Write mini-stories about your side characters. Let them live through a moment that would never make the main manuscript. You’ll know them more deeply — and your main story will feel fuller.

✳️ Test Big Ideas in Small Form

Not sure if your novel concept has teeth? Try writing it as a 500-word flash piece. If the bones are strong, you’ll feel it immediately.

✳️ Overcome Creative Stuckness

Flash fiction lowers the stakes. You don’t have to commit months — just 20 minutes. It lets you write with freedom and discover what excites you again.

Prompts That Work (Especially for Flash)

These prompts are built to stir tension fast and lead you to a turn:

  • A voicemail arrives from the future — and it’s already partly erased.
  • A child starts mimicking voices… voices they’ve never heard.
  • A stranger recognizes your character in a place they’ve never been.
  • An online product review slowly turns into a confession.
  • A love letter is misdelivered — and read by the wrong person.

Set a timer for 15 minutes. Choose one. Write until the timer ends. No editing, just movement.

Revision Tips for Stronger Flash

Once the draft is down, sharpen it with these edits:

  • Cut your first line. Often, the real story starts one sentence in.
  • Replace three verbs with stronger ones. Verbs carry pace.
  • Delete qualifiers like “just,” “almost,” “a bit.” They soften everything.
  • Read aloud. Rhythm is crucial in short work — you’ll hear where it stumbles.
  • Ask yourself: What changed? No shift = no story.

Final Thought: The Power of the Tiny Story

Flash fiction is an act of creative compression.
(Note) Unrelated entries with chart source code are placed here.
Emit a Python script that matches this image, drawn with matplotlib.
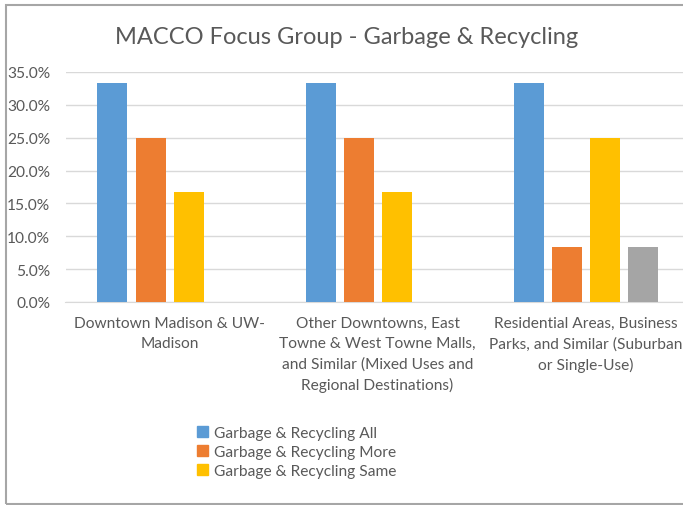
import matplotlib.pyplot as plt
import matplotlib.patches as mpatches
import numpy as np
from matplotlib.ticker import FuncFormatter

categories = ['Downtown Madison & UW-\nMadison',
              'Other Downtowns, East\nTowne & West Towne Malls,\nand Similar (Mixed Uses and\nRegional Destinations)',
              'Residential Areas, Business\nParks, and Similar (Suburban\nor Single-Use)']
all_vals = [33.3, 33.3, 33.3]
more_vals = [25.0, 25.0, 8.3]
same_vals = [16.7, 16.7, 25.0]
fourth_vals = [0.0, 0.0, 8.3]
series_names = ['Garbage & Recycling All', 'Garbage & Recycling More', 'Garbage & Recycling Same']
colors = ['#5B9BD5', '#ED7D31', '#FFC000', '#A5A5A5']

plt.rcParams['font.family'] = ['Lato', 'DejaVu Sans']
txt = '#595959'

W, H = 683, 506
fig = plt.figure(figsize=(W / 100, H / 100), dpi=100)

# outer chart border (right side is cropped in the reference)
fig.add_artist(mpatches.Rectangle((6 / W, 1 - 505 / H), 1.2, (505 - 6) / H,
                                  transform=fig.transFigure, fill=False,
                                  edgecolor='#A6A6A6', linewidth=1.5))

left, right = 65.5, 689.5
top, bottom = 73, 303
ax = fig.add_axes([left / W, 1 - bottom / H, (right - left) / W, (bottom - top) / H])

x = np.arange(len(categories))
slot = 38 / 208
bw = 30 / 208
series = [all_vals, more_vals, same_vals, fourth_vals]
for i, vals in enumerate(series):
    ax.bar(x + (i - 1.5) * slot, vals, width=bw, color=colors[i], zorder=3)

ax.set_xlim(-0.5, 2.5)
ax.set_ylim(0, 35)
ax.set_yticks(np.arange(0, 36, 5))
ax.yaxis.set_major_formatter(FuncFormatter(lambda v, p: f'{v:.1f}%'))
ax.grid(axis='y', color='#D9D9D9', linewidth=1, zorder=0)
for s in ['top', 'right', 'left']:
    ax.spines[s].set_visible(False)
ax.spines['bottom'].set_color('#D9D9D9')
ax.tick_params(axis='y', length=0, labelsize=11.2, labelcolor=txt, pad=11)
ax.tick_params(axis='x', length=0)
ax.set_xticks(x)
ax.set_xticklabels(categories, fontsize=11.2, color=txt, linespacing=1.55)
ax.tick_params(axis='x', pad=10)

fig.text(347 / W, 1 - 37 / H, 'MACCO Focus Group - Garbage & Recycling',
         ha='center', va='center', fontsize=17, color=txt)

handles = [mpatches.Patch(color=colors[i]) for i in range(3)]
fig.legend(handles, series_names, loc='upper left',
           bbox_to_anchor=(183 / W, 1 - 413 / H), frameon=False,
           fontsize=11.2, labelcolor=txt, handlelength=0.7, handleheight=0.7,
           handletextpad=0.4, labelspacing=0.33)

fig.savefig('out.png', dpi=100)
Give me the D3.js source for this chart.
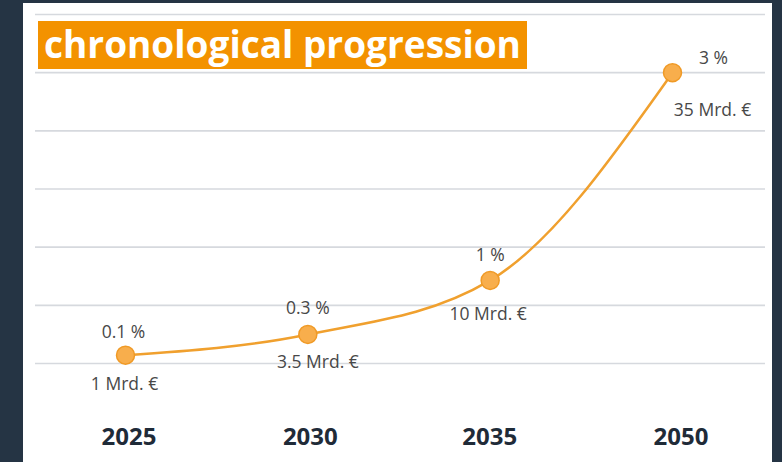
<!DOCTYPE html>
<html>
<head>
<meta charset="utf-8">
<script src="https://cdn.jsdelivr.net/npm/d3@7"></script>
<style>
  html, body { margin: 0; padding: 0; background: #253444; }
  svg { display: block; }
</style>
</head>
<body>
<div id="chart"></div>
<script>
// data
var years = ["2025", "2030", "2035", "2050"];
var volumes = [1, 3.5, 10, 35];            // Mrd. €
var shares = ["0.1 %", "0.3 %", "1 %", "3 %"];
var volumeLabels = ["1 Mrd. €", "3.5 Mrd. €", "10 Mrd. €", "35 Mrd. €"];
var gridTicks = [0, 7, 14, 21, 28, 35, 42];
var title = "chronological progression";

var width = 782, height = 462;

var svg = d3.select("#chart")
  .append("svg")
  .attr("width", width)
  .attr("height", height);

// panel
svg.append("rect")
  .attr("x", 23).attr("y", 3)
  .attr("width", 749).attr("height", height - 3)
  .attr("fill", "#ffffff");

var x = d3.scalePoint().domain(years).range([125.5, 672.5]);
var y = d3.scaleLinear().domain([0, 42]).range([363.5, 14.5]);

// grid
var gGrid = svg.append("g");
gGrid.selectAll("line")
  .data(gridTicks)
  .enter()
  .append("line")
  .attr("x1", 35).attr("x2", 765)
  .attr("y1", function(d) { return y(d); })
  .attr("y2", function(d) { return y(d); })
  .attr("stroke", "#d6d9de")
  .attr("stroke-width", 1.6);

// title
var gTitle = svg.append("g");
gTitle.append("rect")
  .attr("x", 38).attr("y", 21)
  .attr("width", 489).attr("height", 48)
  .attr("fill", "#f39200");
gTitle.append("text")
  .attr("x", 44).attr("y", 58)
  .attr("font-family", "'Open Sans', sans-serif")
  .attr("font-weight", "bold")
  .attr("font-size", "37px")
  .attr("fill", "#ffffff")
  .text(title);

// line
var pts = years.map(function(d, i) { return [x(d), y(volumes[i])]; });
svg.append("path")
  .attr("d", d3.line().curve(d3.curveMonotoneX)(pts))
  .attr("fill", "none")
  .attr("stroke", "#f0a02e")
  .attr("stroke-width", 2.5);

// points
svg.append("g").selectAll("circle")
  .data(years)
  .enter()
  .append("circle")
  .attr("cx", function(d) { return x(d); })
  .attr("cy", function(d, i) { return y(volumes[i]); })
  .attr("r", 9)
  .attr("fill", "#f8ae4c")
  .attr("stroke", "#f09a26")
  .attr("stroke-width", 1.5);

// labels
var labelFont = "'Open Sans', sans-serif";
var shareOffset = [-17, -20, -19, -9];
var shareDx = [-2, 0, 0, 41];
var volOffset = [35, 34, 40, 43];
var volDx = [-1, 10, -2, 40];

var gLabel = svg.append("g")
  .attr("font-family", labelFont)
  .attr("font-size", "17.5px")
  .attr("fill", "#484848")
  .attr("text-anchor", "middle");

gLabel.selectAll("text.share")
  .data(years)
  .enter()
  .append("text")
  .attr("class", "share")
  .attr("x", function(d, i) { return x(d) + shareDx[i]; })
  .attr("y", function(d, i) { return y(volumes[i]) + shareOffset[i]; })
  .text(function(d, i) { return shares[i]; });

gLabel.selectAll("text.vol")
  .data(years)
  .enter()
  .append("text")
  .attr("class", "vol")
  .attr("x", function(d, i) { return x(d) + volDx[i]; })
  .attr("y", function(d, i) { return y(volumes[i]) + volOffset[i]; })
  .text(function(d, i) { return volumeLabels[i]; });

// x axis
var xAxis = svg.append("g")
  .attr("transform", "translate(0,445)")
  .call(d3.axisBottom(x).tickSize(0).tickPadding(0));
xAxis.select(".domain").remove();
xAxis.selectAll("text")
  .attr("dy", 0)
  .attr("dx", function(d, i) { return [3, 2, -1, 8][i]; })
  .attr("font-family", "'Open Sans', sans-serif")
  .attr("font-weight", "bold")
  .attr("font-size", "24px")
  .attr("fill", "#1f2b38");
</script>
</body>
</html>
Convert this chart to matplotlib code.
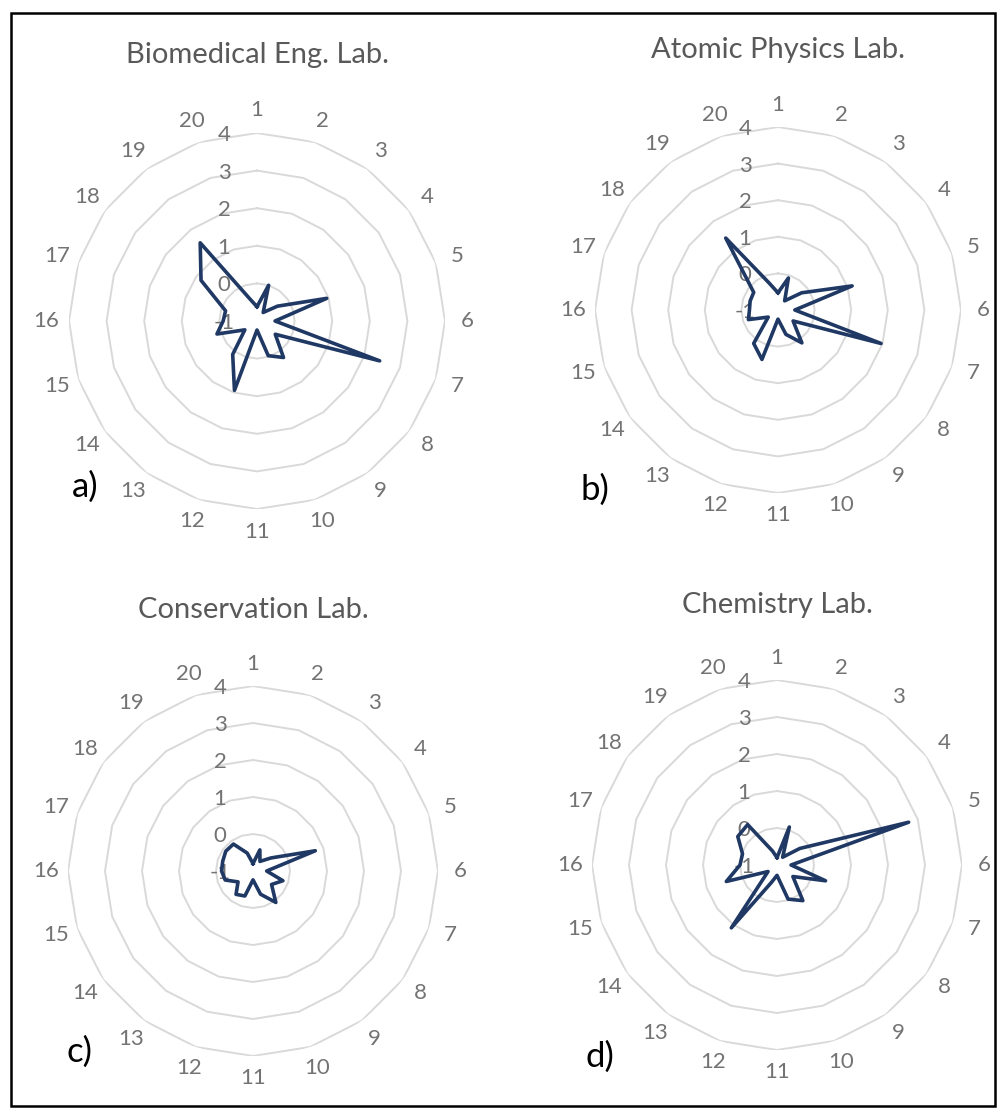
import numpy as np
import matplotlib.pyplot as plt
from matplotlib.patches import Rectangle

plt.rcParams['font.family'] = ['Lato', 'DejaVu Sans']

# axis names 1..20 and the radial scale
cats = [str(i) for i in range(1, 21)]
rings = [-1, 0, 1, 2, 3, 4]

bio = [-0.62, 0.0, -0.72, -0.33, 0.95, -0.52, 2.43, -0.4, 0.2, -0.03,
       -0.76, 0.94, 0.1, -0.6, 0.12, -0.1, -0.12, 0.84, 1.57, -0.38]
atomic = [-0.53, -0.08, -0.69, -0.2, 1.13, -0.54, 1.96, -0.49, 0.11, -0.3,
          -0.75, 0.42, 0.13, -0.67, -0.15, -0.22, -0.2, -0.18, 1.43, -0.23]
conserv = [-0.8, -0.4, -0.68, -0.4, 0.77, -0.63, -0.15, -0.38, 0.05, -0.34,
           -0.76, -0.29, -0.22, -0.5, -0.21, -0.15, -0.14, -0.09, -0.1, -0.49]
chem = [-0.8, 0.08, -0.74, -0.24, 2.74, -0.62, 0.38, -0.47, 0.19, -0.03,
        -0.72, -0.5, 1.1, -0.7, 0.44, 0.0, -0.02, 0.31, 0.35, -0.6]

titles = ['Biomedical Eng. Lab.', 'Atomic Physics Lab.', 'Conservation Lab.', 'Chemistry Lab.']
tags = ['a)', 'b)', 'c)', 'd)']

W, H = 997, 1109
fig = plt.figure(figsize=(W / 100, H / 100), dpi=100)

# pixel layout: centre x, centre y, radius, title y, tag x, tag y
layout = [(257, 321, 188, 55, 85, 487),
          (778, 310, 183, 50, 595, 490),
          (253, 871, 185, 610, 80, 1052),
          (777, 865, 185, 605, 600, 1057)]

theta = np.linspace(0, 2 * np.pi, len(cats), endpoint=False)
theta_c = np.append(theta, theta[0])
grid_c = '#d9d9d9'
txt_c = '#737373'
line_c = '#1f3864'


def radar(vals, title, tag, cx, cy, R, ty, tx, tyy):
    ax = fig.add_axes([(cx - R) / W, 1 - (cy + R) / H, 2 * R / W, 2 * R / H],
                      projection='polar')
    ax.set_theta_zero_location('N')
    ax.set_theta_direction(-1)
    ax.set_ylim(rings[0], rings[-1])
    ax.set_axis_off()
    for v in rings[1:]:
        ax.plot(theta_c, [v] * len(theta_c), color=grid_c, lw=1.4, zorder=1)
    for v in rings:
        ax.annotate(str(v), xy=(0, v), xytext=(-33, -2), textcoords='offset pixels',
                    ha='center', va='center', fontsize=16, color=txt_c)
    for t, c in zip(theta, cats):
        ax.text(t, 4.6, c, ha='center', va='center', fontsize=16, color=txt_c)
    v = np.append(vals, vals[0])
    ax.plot(theta_c, v, color=line_c, lw=2.6, zorder=3)
    fig.text(cx / W, 1 - ty / H, title, ha='center', va='center',
             fontsize=21, color='#595959')
    fig.text(tx / W, 1 - tyy / H, tag, ha='center', va='center',
             fontsize=25, color='black')


for vals, title, tag, lay in zip([bio, atomic, conserv, chem], titles, tags, layout):
    radar(vals, title, tag, *lay)

fig.patches.append(Rectangle((11 / W, 1 - 1106 / H), (995 - 11) / W, (1106 - 13) / H,
                             transform=fig.transFigure, fill=False, ec='black', lw=1.8))

fig.savefig('out.png', dpi=100)
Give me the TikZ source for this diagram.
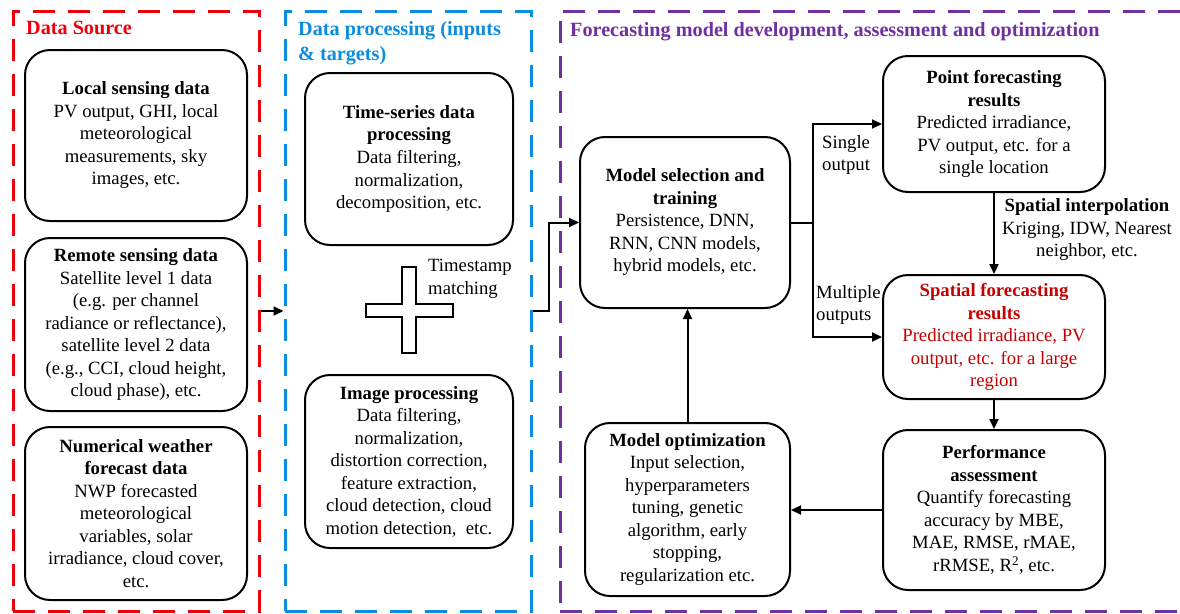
\documentclass[tikz,border=0pt]{standalone}
\usepackage{fontspec}
\setmainfont{Liberation Serif}
\usetikzlibrary{arrows.meta,calc}
\definecolor{srcred}{RGB}{236,0,10}
\definecolor{procblue}{RGB}{10,140,225}
\definecolor{fmpurple}{RGB}{112,48,160}
\definecolor{darkred}{RGB}{196,0,0}
\tikzset{
  box/.style={draw, line width=2pt, rounded corners=25pt, align=center, inner sep=0pt,
    font=\fontsize{18.7}{22.5}\selectfont},
  frame/.style={line width=3pt, dash pattern=on 22pt off 13pt, inner sep=0pt},
  ttl/.style={font=\fontsize{20.2}{25}\selectfont\bfseries, inner sep=0pt, align=left},
  lbl/.style={font=\fontsize{18.7}{22.5}\selectfont, inner sep=0pt},
  conn/.style={line width=2pt, -{Triangle[length=10pt,width=9pt]}},
  plainconn/.style={line width=2pt}
}
\begin{document}
\begin{tikzpicture}[x=1pt,y=-1pt]
\clip (0,0) rectangle (1180,613);
\fill[white] (0,0) rectangle (1180,613);
% frames
\node[frame, draw=srcred, minimum width=246pt, minimum height=600pt] (src) at (136,311) {};
\node[frame, draw=procblue, minimum width=246pt, minimum height=600pt] (proc) at (408,311) {};
\node[frame, draw=fmpurple, minimum width=640pt, minimum height=600pt] (fm) at (880,311) {};
% titles
\node[ttl, text=srcred, anchor=base west] (tsrc) at (26,34) {Data Source};
\node[ttl, text=procblue, anchor=base west] (tproc) at (298,60) {Data processing (inputs\\\& targets)};
\node[ttl, text=fmpurple, anchor=base west] (tfm) at (570,36) {Forecasting model development, assessment and optimization};
% data source
\node[box, minimum width=222pt, minimum height=171pt] (local) at (136,135.5)
  {\textbf{Local sensing data}\\PV output, GHI, local\\meteorological\\measurements, sky\\images, etc.};
\node[box, minimum width=222pt, minimum height=173pt] (remote) at (136,324.5)
  {\textbf{Remote sensing data}\\Satellite level 1 data\\(e.g. per channel\\radiance or reflectance),\\satellite level 2 data\\(e.g., CCI, cloud height,\\cloud phase), etc.};
\node[box, minimum width=222pt, minimum height=173pt] (nwp) at (136,513.5)
  {\textbf{Numerical weather}\\\textbf{forecast data}\\NWP forecasted\\meteorological\\variables, solar\\irradiance, cloud cover,\\etc.};
% processing
\node[box, minimum width=208pt, minimum height=172pt] (ts) at (409,159)
  {\textbf{Time-series data}\\\textbf{processing}\\Data filtering,\\normalization,\\decomposition, etc.};
\node[box, minimum width=208pt, minimum height=173pt] (img) at (409,461.5)
  {\textbf{Image processing}\\Data filtering,\\normalization,\\distortion correction,\\feature extraction,\\cloud detection, cloud\\motion detection,\ \ etc.};
% cross
\draw[line width=1.8pt, fill=white] (402,267) -- (416,267) -- (416,304) -- (453,304) -- (453,317) -- (416,317) -- (416,353) -- (402,353) -- (402,317) -- (366,317) -- (366,304) -- (402,304) -- cycle;
\node[lbl, anchor=west, align=left] (tsm) at (428,279) {Timestamp\\matching};
% model
\node[box, minimum width=210pt, minimum height=171pt] (msel) at (685,222.5)
  {\textbf{Model selection and}\\\textbf{training}\\Persistence, DNN,\\RNN, CNN models,\\hybrid models, etc.};
\node[box, minimum width=222pt, minimum height=136pt] (point) at (994,124)
  {\textbf{Point forecasting}\\\textbf{results}\\Predicted irradiance,\\PV output, etc. for a\\single location};
\node[box, minimum width=222pt, minimum height=124pt, text=darkred] (spatial) at (994,337)
  {\textbf{Spatial forecasting}\\\textbf{results}\\Predicted irradiance, PV\\output, etc. for a large\\region};
\node[box, minimum width=222pt, minimum height=160pt] (perf) at (994,510)
  {\textbf{Performance}\\\textbf{assessment}\\Quantify forecasting\\accuracy by MBE,\\MAE, RMSE, rMAE,\\rRMSE, R\textsuperscript{2}, etc.};
\node[box, minimum width=205pt, minimum height=173pt] (opt) at (687.5,509.5)
  {\textbf{Model optimization}\\Input selection,\\hyperparameters\\tuning, genetic\\algorithm, early\\stopping,\\regularization etc.};
% labels
\node[lbl, anchor=west, align=left] (lsingle) at (822,155) {Single\\output};
\node[lbl, anchor=west, align=left] (lmulti) at (816,305) {Multiple\\outputs};
\node[lbl, align=center] (linterp) at (1087,230) {\textbf{Spatial interpolation}\\Kriging, IDW, Nearest\\neighbor, etc.};
% connectors
\draw[conn] (src.east) -- (proc.west);
\draw[conn] (proc.east) -- ++(16,0) |- (msel.west);
\draw[plainconn] (msel.east) -- ++(22,0) coordinate (br);
\draw[conn] (br) |- (point.west);
\draw[conn] (br) |- (spatial.west);
\draw[conn] (point.south) -- (spatial.north);
\draw[conn] (spatial.south) -- (perf.north);
\draw[conn] (perf.west) -- (perf.west -| opt.east);
\draw[conn] (opt.north) -- (opt.north |- msel.south);
\end{tikzpicture}
\end{document}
It asks: What’s the smallest story that still moves someone?
That’s not a limitation. It’s a challenge. A creative constraint that unlocks clarity.

If you can write something powerful in 200 words, imagine what you’ll do with 2,000. Or 20,000.

So when you sit down to write and feel overwhelmed — by the size of your idea, the scale of your novel, the weight of your own expectations — write smaller.
Start with one moment. One choice. One heartbeat.

Let it be short.
Let it be sharp.
Let it say more than the page can hold.